The magic is back. SHREK FOREVER AFTER has recaptured everything that made the original so great, including the attitude of William Steig, the author of the original Shrek book, while keeping those elements that worked in the subsequent installments. Which is to say, there is nothing of the third to be found here.
Shrek (Mike Myers), as the title implies, is living his happily ever after with Fiona (Cameron Diaz) in a cozy cottage in his beloved swamp. Woken every day to the antics of his triplets, greeted by the tour bus on whose route he is a star, enjoying an eyeball-tini at the close of the day just before dinner with best friends the swashbuckling Puss-In-Boots (Antonio Banderas), endlessly chattering Donkey (Eddie Murphy), and Donkey’s only slightly disturbing brood of donkey-dragon hybrids. The joy, after a while, gets to be too much for even the mightiest of ogres, and the big green guy begins to long wistfully for the days when the townsfolk ran in terror instead of asking for autographs, and diapers didnt figure so prominently in his routine. Being a fairy tale, the film will waste little time in granting him his wish. Being faithful to the Steig version of a fairy tale, it will use the usual idioms while at the same time showing a hearty irreverence for those same idioms.
New villain is Rumpelstiltskin (Walter Dohrn), frequently and aptly described by his fellows as a tiny freak with curly toes, and he offers Shrek a magical contract and several eyeball-tinis. One day of being an ogre again like in the old days in return for one day from Shrek’s past, any day from his childhood. For Shrek, it seems heaven sent. For Rumpelstiltskin, it’s a second chance for domination of Far Far Away, the land where they all live.
Shrek is once again the terror of all he meets. It’s a good feeling that doesnt last when the reality of what hes signed away for even a day comes home. That home with Fiona, for one. For another, a land ruled by Rumpelstiltskin and his bevy of pumpkin-wielding, broomstick-riding witches, where orgres are outlaws, Donkey is a glorified FM radio station, and Puss has embraced his inner glutton to become a pampered, furry melon with flexibility issues and a pink bow instead of boots.
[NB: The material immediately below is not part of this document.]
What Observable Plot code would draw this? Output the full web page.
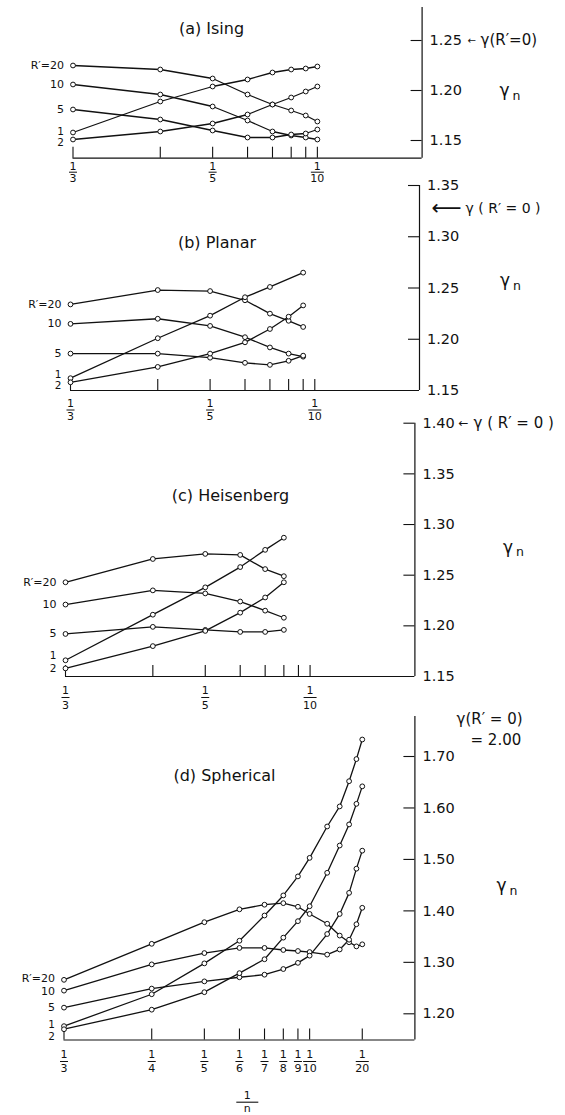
<!DOCTYPE html>
<html><head><meta charset="utf-8">
<script src="https://cdn.jsdelivr.net/npm/d3@7"></script>
<script src="https://cdn.jsdelivr.net/npm/@observablehq/plot@0.6"></script>
<style>
html,body{margin:0;padding:0;background:#fff;}
#chart{position:relative;width:565px;height:1115px;overflow:hidden;background:#fff;}
#chart svg{position:absolute;left:0;top:0;}
</style></head><body><div id="chart"></div>
<script>
// ---------- data ----------
const rPrimes = [20, 10, 5, 1, 2];

const isingN   = [3, 4, 5, 6, 7, 8, 9, 10];
const isingR20 = [1.225, 1.221, 1.212, 1.196, 1.186, 1.180, 1.175, 1.169];
const isingR10 = [1.206, 1.196, 1.184, 1.170, 1.159, 1.155, 1.153, 1.151];
const isingR5  = [1.181, 1.171, 1.160, 1.153, 1.153, 1.156, 1.157, 1.161];
const isingR1  = [1.158, 1.189, 1.204, 1.211, 1.218, 1.221, 1.222, 1.224];
const isingR2  = [1.151, 1.159, 1.167, 1.176, 1.186, 1.193, 1.199, 1.204];

const planarN   = [3, 4, 5, 6, 7, 8, 9];
const planarR20 = [1.234, 1.248, 1.247, 1.238, 1.225, 1.218, 1.212];
const planarR10 = [1.215, 1.220, 1.213, 1.202, 1.192, 1.186, 1.183];
const planarR5  = [1.186, 1.186, 1.182, 1.177, 1.175, 1.179, 1.184];
const planarR1  = [1.162, 1.201, 1.223, 1.241, 1.251, null, 1.265];
const planarR2  = [1.158, 1.173, 1.186, 1.197, 1.210, 1.222, 1.233];

const heisN   = [3, 4, 5, 6, 7, 8];
const heisR20 = [1.243, 1.266, 1.271, 1.270, 1.256, 1.249];
const heisR10 = [1.221, 1.235, 1.232, 1.224, 1.215, 1.208];
const heisR5  = [1.192, 1.199, 1.196, 1.194, 1.194, 1.196];
const heisR1  = [1.166, 1.211, 1.238, 1.258, 1.275, 1.287];
const heisR2  = [1.158, 1.180, 1.195, 1.213, 1.228, 1.243];

const spherN   = [3, 4, 5, 6, 7, 8, 9, 10, 12, 14, 16, 18, 20];
const spherR20 = [1.266, 1.336, 1.378, 1.403, 1.412, 1.415, 1.408, 1.394, 1.375, 1.352, 1.339, 1.331, 1.335];
const spherR10 = [1.245, 1.296, 1.318, 1.328, 1.328, 1.324, 1.322, 1.320, 1.315, 1.325, 1.344, 1.374, 1.406];
const spherR5  = [1.212, 1.249, 1.263, 1.271, 1.276, 1.287, 1.299, 1.313, 1.355, 1.394, 1.435, 1.482, 1.517];
const spherR1  = [1.176, 1.238, 1.298, 1.342, 1.391, 1.430, 1.467, 1.503, 1.564, 1.603, 1.652, 1.695, 1.733];
const spherR2  = [1.170, 1.208, 1.242, 1.279, 1.306, 1.348, 1.380, 1.409, 1.474, 1.527, 1.568, 1.608, 1.642];

const titles = ["(a) Ising", "(b) Planar", "(c) Heisenberg", "(d) Spherical"];
const gammaR0 = [1.25, 1.328, 1.40, 2.00];

const xTicksABC  = [3, 4, 5, 6, 7, 8, 9, 10];
const xLabelsABC = [3, 5, 10];
const xTicksD    = [3, 4, 5, 6, 7, 8, 9, 10, 20];

const yTicksA  = [1.15, 1.20, 1.25];
const yLabelsA = [1.15, 1.20, 1.25];
const yTicksB  = [1.20, 1.25, 1.30, 1.35];
const yLabelsB = [1.15, 1.20, 1.25, 1.30, 1.35];
const yTicksC  = [1.20, 1.25, 1.30, 1.35, 1.40];
const yLabelsC = [1.15, 1.20, 1.25, 1.30, 1.35, 1.40];
const yTicksD  = [1.20, 1.30, 1.40, 1.50, 1.60, 1.70];
const yLabelsD = [1.20, 1.30, 1.40, 1.50, 1.60, 1.70];

// ---------- layout (page pixels) ----------
const W = 565, H = 1115;
const INK = "#111";
const FONT = "'DejaVu Sans', sans-serif";
const fmt = d3.format(".2f");
const bar = w => ({draw(ctx) { ctx.moveTo(-w / 2, 0); ctx.lineTo(w / 2, 0); }});

const panels = [
  {n: isingN, vals: [isingR20, isingR10, isingR5, isingR1, isingR2],
   xTicks: xTicksABC, xLabels: xLabelsABC, yTicks: yTicksA, yLabels: yLabelsA,
   lay: {L: 72.5, R: 421.6, T: 7, B: 157.7, v1: 1.25, p1: 40, v2: 1.15, p2: 140},
   frac: [8.5, 14, 20], shifts: {20: 0, 10: 0, 5: 0, 1: -1, 2: 3},
   title: [211, 28], gam: [504, 90],
   arrow: {text: "←", size: 10, dx: 49.5}, note: {text: "γ(R′=0)", dx: 58.4, size: 15, ls: 1.4}},
  {n: planarN, vals: [planarR20, planarR10, planarR5, planarR1, planarR2],
   xTicks: xTicksABC, xLabels: xLabelsABC, yTicks: yTicksB, yLabels: yLabelsB,
   lay: {L: 70, R: 419, T: 185, B: 390, v1: 1.35, p1: 185, v2: 1.15, p2: 390},
   frac: [13, 19.5, 26], shifts: {20: 0, 10: 0, 5: 0, 1: -4, 2: 3.5},
   title: [216.5, 242.5], gam: [504.5, 280],
   arrow: {text: "⟵", size: 21, dx: 27}, note: {text: "γ ( R′ = 0 )", dx: 46, size: 14, ls: 0}},
  {n: heisN, vals: [heisR20, heisR10, heisR5, heisR1, heisR2],
   xTicks: xTicksABC, xLabels: xLabelsABC, yTicks: yTicksC, yLabels: yLabelsC,
   lay: {L: 65, R: 414.4, T: 422.7, B: 676, v1: 1.40, p1: 422.7, v2: 1.15, p2: 676},
   frac: [14, 21, 28.5], shifts: {20: 0, 10: 0, 5: 0, 1: -5, 2: 0.5},
   title: [230, 495], gam: [507.5, 546.7],
   arrow: {text: "←", size: 12, dx: 48.6}, note: {text: "γ ( R′ = 0 )", dx: 58.6, size: 15, ls: 0.9}},
  {n: spherN, vals: [spherR20, spherR10, spherR5, spherR1, spherR2],
   xTicks: xTicksD, xLabels: xTicksD, yTicks: yTicksD, yLabels: yLabelsD,
   lay: {L: 63.5, R: 414.4, T: 716, B: 1039.5, v1: 1.70, p1: 756, v2: 1.20, p2: 1013.3},
   frac: [14, 21.5, 28], shifts: {20: -1.5, 10: 1, 5: 0, 1: -1.5, 2: 7},
   title: [224, 775.5], gam: [501, 885],
   arrow: null, note: null}
];

const chart = document.getElementById("chart");

panels.forEach((cfg, pi) => {
  const {L, R, T, B, v1, p1, v2, p2} = cfg.lay;
  const k = (p2 - p1) / (v1 - v2);
  const yMin = v2 - (B - p2) / k;
  const yMax = v1 + (p1 - T) / k;
  const fw = R - L, fh = B - T;

  const rows = [];
  cfg.vals.forEach((vals, si) => vals.forEach((g, i) => {
    if (g != null) rows.push({n: cfg.n[i], r: rPrimes[si], g});
  }));
  const firsts = cfg.vals.map((vals, si) => ({n: cfg.n[0], r: rPrimes[si], g: vals[0]}));
  const X = d => 1 / d.n;
  const mid = {textAnchor: "middle", lineAnchor: "middle"};
  const at = (px, py) => ({frameAnchor: "top-left", dx: px - L, dy: py - T, ...mid});
  const [fNum, fBar, fDen] = cfg.frac;

  const marks = [
    Plot.ruleY([yMin], {stroke: INK, strokeWidth: 1.2}),
    Plot.ruleX([0], {stroke: INK, strokeWidth: 1.2}),
    Plot.tickX(cfg.xTicks, {x: n => 1 / n, insetTop: fh - 11, stroke: INK, strokeWidth: 1.1}),
    Plot.tickY(cfg.yTicks, {y: d => d, insetLeft: fw - 11, stroke: INK, strokeWidth: 1.1}),
    Plot.text(cfg.yLabels, {y: d => d, frameAnchor: "right", dx: 7.5, textAnchor: "start",
      lineAnchor: "middle", text: fmt, fontSize: 14.5, fill: INK}),
    // fraction tick labels 1/n
    Plot.text(cfg.xLabels, {x: n => 1 / n, frameAnchor: "bottom", dy: fNum, ...mid,
      text: () => "1", fontSize: 11, fill: INK}),
    Plot.dot(cfg.xLabels.filter(n => n < 10), {x: n => 1 / n, frameAnchor: "bottom", dy: fBar,
      symbol: bar(8), fill: "none", stroke: INK, strokeWidth: 1}),
    Plot.dot(cfg.xLabels.filter(n => n >= 10), {x: n => 1 / n, frameAnchor: "bottom", dy: fBar,
      symbol: bar(13), fill: "none", stroke: INK, strokeWidth: 1}),
    Plot.text(cfg.xLabels, {x: n => 1 / n, frameAnchor: "bottom", dy: fDen, ...mid,
      text: n => String(n), fontSize: 11, fill: INK}),
    // series
    Plot.line(rows, {x: X, y: "g", z: "r", stroke: INK, strokeWidth: 1.3}),
    Plot.dot(rows, {x: X, y: "g", r: 2.4, fill: "white", stroke: INK, strokeWidth: 1}),
    // title, gamma_n
    Plot.text([titles[pi]], {...at(cfg.title[0], cfg.title[1]), text: d => d,
      fontSize: 16, fill: INK, letterSpacing: 1}),
    Plot.text(["γ"], {...at(cfg.gam[0], cfg.gam[1]), text: d => d, fontSize: 17, fill: INK}),
    Plot.text(["n"], {...at(cfg.gam[0] + 12, cfg.gam[1] + 5), text: d => d, fontSize: 12.5, fill: INK})
  ];

  // R' labels, one mark per series so each can be nudged vertically
  firsts.forEach(d => {
    marks.push(Plot.text([d], {x: X, y: "g", dx: -9, dy: cfg.shifts[d.r], textAnchor: "end",
      lineAnchor: "middle", text: d => d.r === 20 ? "R′=20" : String(d.r),
      fontSize: d.r <= 2 ? 10.5 : 11, fill: INK}));
  });

  if (cfg.arrow) {
    marks.push(Plot.text([gammaR0[pi]], {y: d => d, frameAnchor: "right", dx: cfg.arrow.dx, ...mid,
      text: () => cfg.arrow.text, fontSize: cfg.arrow.size, fill: INK}));
    marks.push(Plot.text([gammaR0[pi]], {y: d => d, frameAnchor: "right", dx: cfg.note.dx,
      textAnchor: "start", lineAnchor: "middle", text: () => cfg.note.text,
      fontSize: cfg.note.size, fill: INK, letterSpacing: cfg.note.ls}));
  } else {
    marks.push(Plot.text([gammaR0[pi]], {frameAnchor: "top-right", dx: 41.6, dy: 2.5,
      textAnchor: "start", lineAnchor: "middle", text: () => "γ(R′ = 0)", fontSize: 15,
      fill: INK, letterSpacing: 0.4}));
    marks.push(Plot.text([gammaR0[pi]], {frameAnchor: "top-right", dx: 55.6, dy: 23.5,
      textAnchor: "start", lineAnchor: "middle", text: d => "= " + fmt(d), fontSize: 15,
      fill: INK, letterSpacing: 0.3}));
    marks.push(Plot.text(["1"], {...at(246.8, 1094.8), text: d => d, fontSize: 11, fill: INK}));
    marks.push(Plot.dot(["bar"], {frameAnchor: "top-left", dx: 246.8 - L, dy: 1101.7 - T,
      symbol: bar(22), fill: "none", stroke: INK, strokeWidth: 1.1}));
    marks.push(Plot.text(["n"], {...at(246.8, 1107.8), text: d => d, fontSize: 11, fill: INK}));
  }

  const svg = Plot.plot({
    width: W, height: H,
    marginLeft: L, marginRight: W - R, marginTop: T, marginBottom: H - B,
    x: {domain: [1 / 3, 0], axis: null},
    y: {domain: [yMin, yMax], axis: null},
    style: {background: "transparent", fontFamily: FONT, overflow: "visible", color: INK},
    marks
  });
  chart.appendChild(svg);
});
</script></body></html>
As for Fiona, shes a warrior princess who gave up waiting for her prince to rescue her from the dragon-guarded tower where her royal parents had hidden her. She got her self-actualization on, made a break for it, and is currently leading the ogre revolution against Rumpelstiltskins reign of terror. The only way Shrek can restore order is to, once again, deliver true loves kiss, a problem considering that this Fiona is not interested in romance of the conventional sort, and Shrek only has one day to win her over before he and the Far Far Away he knew, disappear forever.
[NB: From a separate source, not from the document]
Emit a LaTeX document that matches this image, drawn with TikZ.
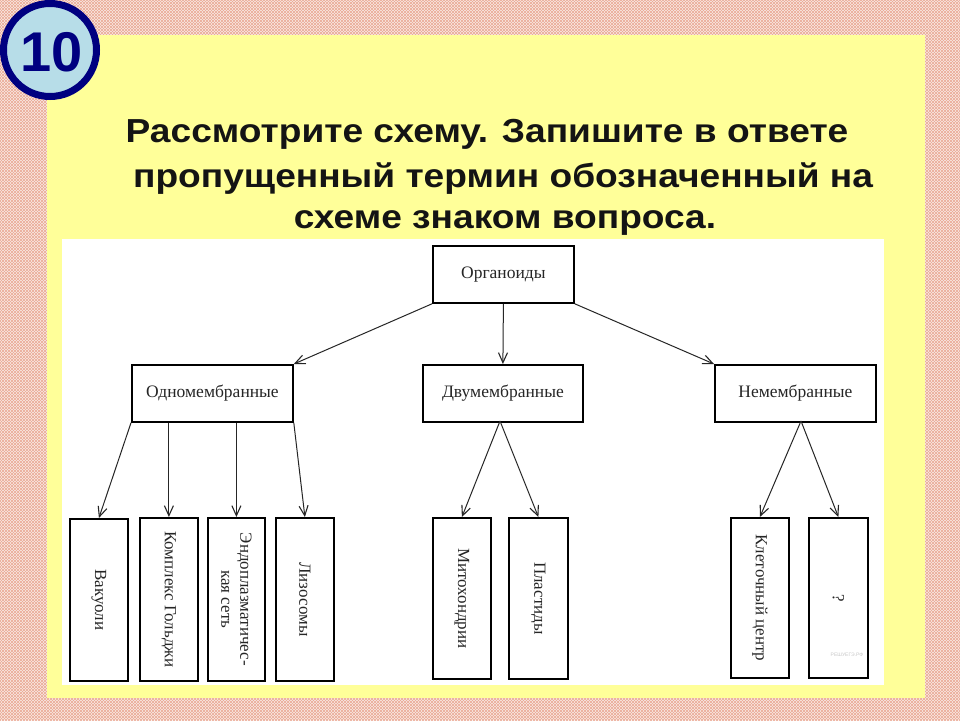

The look, aside from the 3-D-ness, keeps the look of the original, tweaking the technology rather than going for a complete overhaul that would ruin the continuity. The story is a clever reworking of the original, with fresh twists to accommodate the alternate universe Shreks unfortunate bargain has created. From Shrek desperately trying to make friends with a reluctant Donkey, even more desperately wooing Fiona and making a hash of it even though he knows everything about her, at least the Fiona of his universe, to minor details, such as Donkey’s passion for waffles instead of parfaits, a passion that will prove both a treacherous lure and the key to saving the day, to another tiny villain. That would be Rumpelstiltskin, with his diminutive form and outsized peeves, he makes for a formidable opponent. Expressing himself with a wardrome of emotive wigs and tantrums, he makes up in evil what he lacks in stature, nicely counterbalanced by his pet goose, Fifi, twice his size with hisses of pure vitriol.
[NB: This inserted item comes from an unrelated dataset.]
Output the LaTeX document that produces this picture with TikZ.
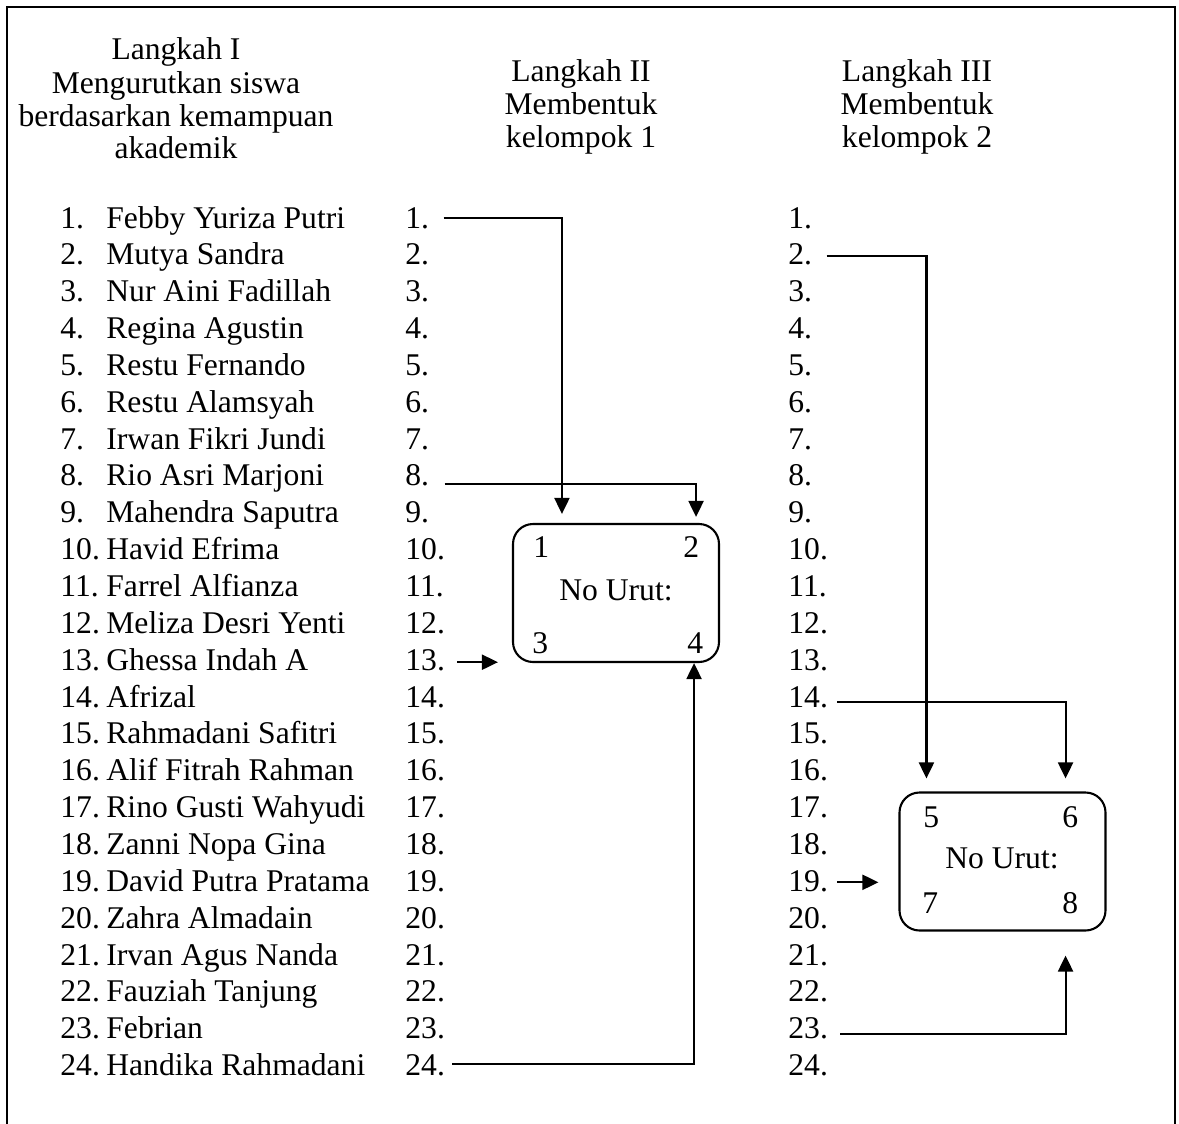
\documentclass[tikz,border=0pt]{standalone}
\usepackage{fontspec}
\setmainfont{Liberation Serif}
\usetikzlibrary{arrows.meta,calc}
\begin{document}
\begin{tikzpicture}[x=0.5pt,y=-0.5pt,
  txt/.style={inner sep=0pt, font=\fontsize{15.8}{16.6}\selectfont},
  lab/.style={txt, anchor=base west},
  ttl/.style={txt, anchor=base},
  grp/.style={draw, line width=1.05pt, rounded corners=10pt, minimum width=103pt, minimum height=69pt, inner sep=0pt},
  conn/.style={line width=1.05pt},
  arr/.style={conn, -{Triangle[length=8pt,width=7.5pt]}}]
\useasboundingbox (0,0) rectangle (1179,1124);
% frame (open at the bottom)
\draw[line width=1.1pt] (7,1124) -- (7,7) -- (1175,7) -- (1175,1124);

% titles
\node[ttl] (t1a) at (176,60)  {Langkah I};
\node[ttl] (t1b) at (176,93)  {Mengurutkan siswa};
\node[ttl] (t1c) at (176,126) {berdasarkan kemampuan};
\node[ttl] (t1d) at (176,158) {akademik};
\node[ttl] (t2a) at (581,81)  {Langkah II};
\node[ttl] (t2b) at (581,114) {Membentuk};
\node[ttl] (t2c) at (581,147) {kelompok 1};
\node[ttl] (t3a) at (917,81)  {Langkah III};
\node[ttl] (t3b) at (917,114) {Membentuk};
\node[ttl] (t3c) at (917,147) {kelompok 2};

% lists
\foreach \nm [count=\k] in {Febby Yuriza Putri, Mutya Sandra, Nur Aini Fadillah,
  Regina Agustin, Restu Fernando, Restu Alamsyah, Irwan Fikri Jundi,
  Rio Asri Marjoni, Mahendra Saputra, Havid Efrima, Farrel Alfianza,
  Meliza Desri Yenti, Ghessa Indah A, Afrizal, Rahmadani Safitri,
  Alif Fitrah Rahman, Rino Gusti Wahyudi, Zanni Nopa Gina,
  David Putra Pratama, Zahra Almadain, Irvan Agus Nanda,
  Fauziah Tanjung, Febrian, Handika Rahmadani}{
  \pgfmathsetmacro\yb{228+(\k-1)*36.85}
  \node[lab] (c1r\k) at (60,\yb)  {\k.};
  \node[lab] (nm\k)  at (106,\yb) {\nm};
  \node[lab] (c2r\k) at (405,\yb) {\k.};
  \node[lab] (c3r\k) at (788,\yb) {\k.};
}

% group boxes
\node[grp] (box1) at (616,593) {};
\node[lab] (b1a) at (533,557) {1};
\node[lab] (b1b) at (683,557) {2};
\node[ttl] (b1c) at (616,600) {No Urut:};
\node[lab] (b1d) at (532,653) {3};
\node[lab] (b1e) at (687,653) {4};

\node[grp] (box2) at (1002.5,861.5) {};
\node[lab] (b2a) at (923,827) {5};
\node[lab] (b2b) at (1062,827) {6};
\node[ttl] (b2c) at (1002,868) {No Urut:};
\node[lab] (b2d) at (922,913) {7};
\node[lab] (b2e) at (1062,913) {8};

% connectors, group 1
\coordinate (s1)  at ($(c2r1.base east)+(14,-10)$);
\coordinate (e1)  at ($(box1.north west)+(50,-9)$);
\draw[arr] (s1) -| (e1);
\coordinate (s8)  at ($(c2r8.base east)+(15,-2)$);
\coordinate (e8)  at ($(box1.north east)+(-24,-6)$);
\draw[arr] (s8) -| (e8);
\coordinate (s13) at ($(c2r13.base east)+(12,-8)$);
\coordinate (e13) at ($(box1.west)+(-14,0)$);
\draw[arr] (s13) -- (s13 -| e13);
\coordinate (s24) at ($(c2r24.base east)+(7,-12)$);
\coordinate (e24) at ($(box1.south east)+(-26,0)$);
\draw[arr] (s24) -| (e24);

% connectors, group 2
\coordinate (u2)  at ($(c3r2.base east)+(14,-9)$);
\coordinate (f2)  at ($(box2.north west)+(28,-13)$);
\draw[arr] (u2) -| (f2);
\coordinate (u14) at ($(c3r14.base east)+(9,-5)$);
\coordinate (f14) at ($(box2.north east)+(-41,-13)$);
\draw[arr] (u14) -| (f14);
\coordinate (u19) at ($(c3r19.base east)+(9,-9)$);
\coordinate (f19) at ($(box2.west)+(-20,0)$);
\draw[arr] (u19) -- (u19 -| f19);
\coordinate (u23) at ($(c3r23.base east)+(12,-5)$);
\coordinate (f23) at ($(box2.south east)+(-41,24)$);
\draw[arr] (u23) -| (f23);
\end{tikzpicture}
\end{document}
With its overtones of IT’S A WONDERFUL LIFE and THE WIZARD OF OZ (those witches with their fear of water look awfully familiar), SHREK FOREVER AFTER is a sweet close to the Shrek story. The action, 3-D or not, is soaring without being overwhelming, with a Pied Piper providing the enchanted music that forces everyone to break out into perfectly delightful Busby Berkeley-style production numbers of death. The writing is clever rather than raucous, full of sly humor and strong, deeply moving emotions, underscored with a puckish use of 80s pop songs.
Dreamworks has insisted that this will be the last SHREK film in the franchise and, if they are smart, they will stick to that. The last one was a disgrace, and to go out on such a high note almost makes up for that mis-step.